Superlatives aside, Sutherland’s organization of the material is excellent, judiciously mixing chapters on related subjects such as copyright, censorship, colonialism, race, and gender in with the historical flow. Clearly there are few literary matters that he doesn’t have an opinion on, and those opinions are expressed in an accessible, informal way.

But while the chatty style is well suited to such a non-academic volume, it also papers over some jarring lapses. Being glib can get even the cleverest people in trouble.

For example: Gilgamesh is not set in what was “then called Mesopotamia” (it wasn’t called Mesopotamia until much later). It is not true that “none of the poets of the time seemed to have registered the existence of” William Blake. We know Coleridge read him. The theme that “children’s experiences shape them for life” is not really addressed in Lord of the Flies or We Need to Talk About Kevin. Not “every” James Bond movie has a happy ending (two that don’t are On Her Majesty’s Secret Service and the second Casino Royale). And Edward Bellamy’s Looking Backward is by no stretch of the imagination an example of a nostalgic, anti-industrial “back-to-simplicity utopia.” Sutherland is so wildly off here that one wonders if he has read, or remembers reading, the book.

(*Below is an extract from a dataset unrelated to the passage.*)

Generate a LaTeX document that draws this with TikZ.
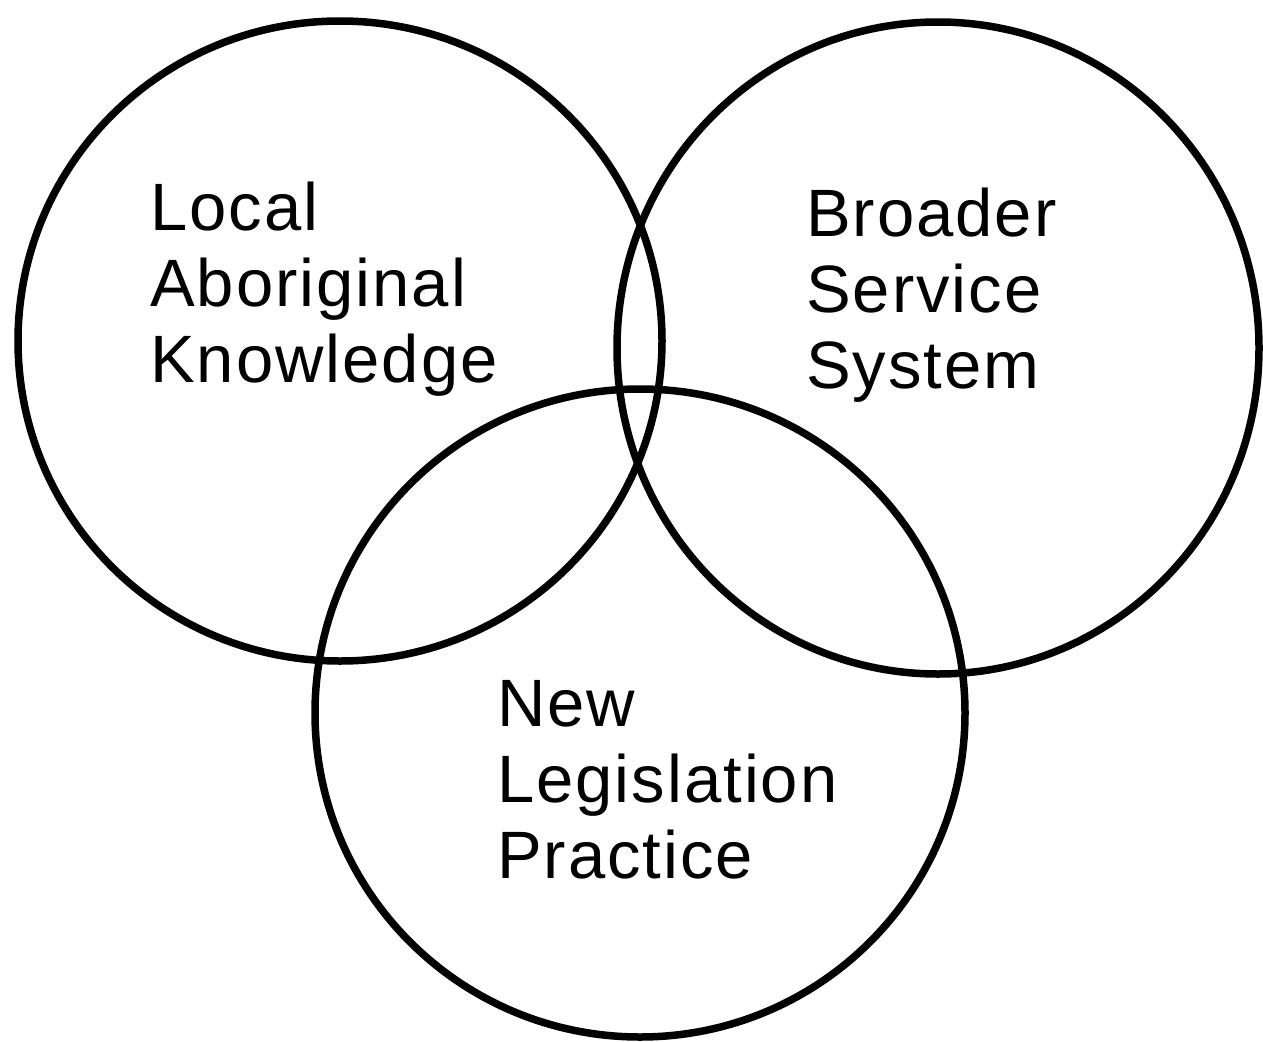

Except for the last, these aren’t glaring errors, but they’re the sort of slips that someone should have caught.

“Time spent reading literature is always time well spent,” Sutherland declares. But how to most profitably spend that time? While he did not want this to be a manual of what to read (that’s another book he’s written that will be published next year), Sutherland does offer up an “intelligent sample” of major authors and works that have stood the test of time, and helpfully sets them in context. Meanwhile, the history of literature is still being written, and greatness calls.